Now the good stuff. This is truly a phenomenal phone. Physically it is very well designed and comfortable to use. I have pretty much poked and prodded everything on it and all is very well constructed and has a very good tactile feel. I have yet to remove the flip, for fear that my harsh hands may cause some damage and that without the cover, the exposed screen could suffer. The flip is pretty good and the software works well with it. One thing some people will have to get used to is that you don’t have to open the flip to make a standard phone call. When doing so, one activates the speaker phone and with the flip closed most of the most commonly used features are still available. Some other nice touches are the one touch access to the communicam and to the internet browser.

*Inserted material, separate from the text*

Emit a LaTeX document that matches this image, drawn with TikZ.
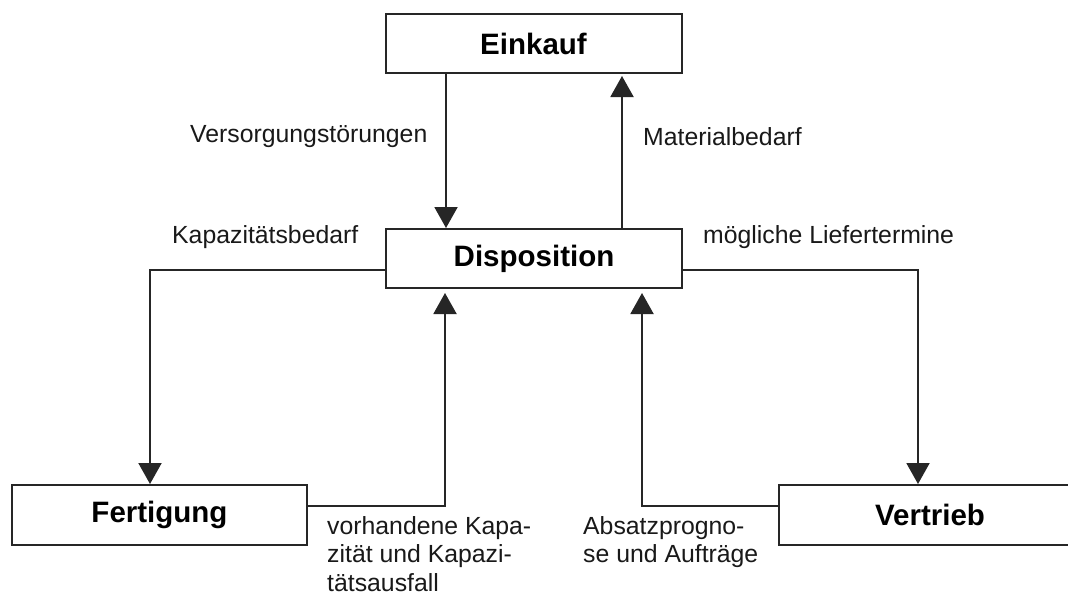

And as for the browser, this is the first phone that I have had with one, and I don’t know how I lived without it. The screen on the P800 is truly amazing. The best I have seen of any device of this size. And thanks for the link to the WAP configuration site. Quick and easy set up to get it to work with voicestream/t-mobile.

Some other comments on the physicality of the phone. The sync station is nice, however it does require an external power supply for charging. It would be nice if it used power from the USB port. One other item of note: the duo slot is a bit quirky on my phone, the memory stick does not always want to stay in one you first push it in, but one in it stays. The phone itself is pretty durable. I have already dropped it and it suffered no damage (although the battery compartment flew open and spilled out the battery.

Some of the next experimentation will be with finding software for it as well as seeing if I can get it to sync via Bluetooth or with a Mac (sorry the included software does not work with a Mac). I also really want a larger memory stick so that I can get more MP3’s in it. The MP3 player works and sounds great and would like to use it more. It even works well with just the built in speaker, which can get fairly load for music; lets see if I can get it to do the same with ringtones.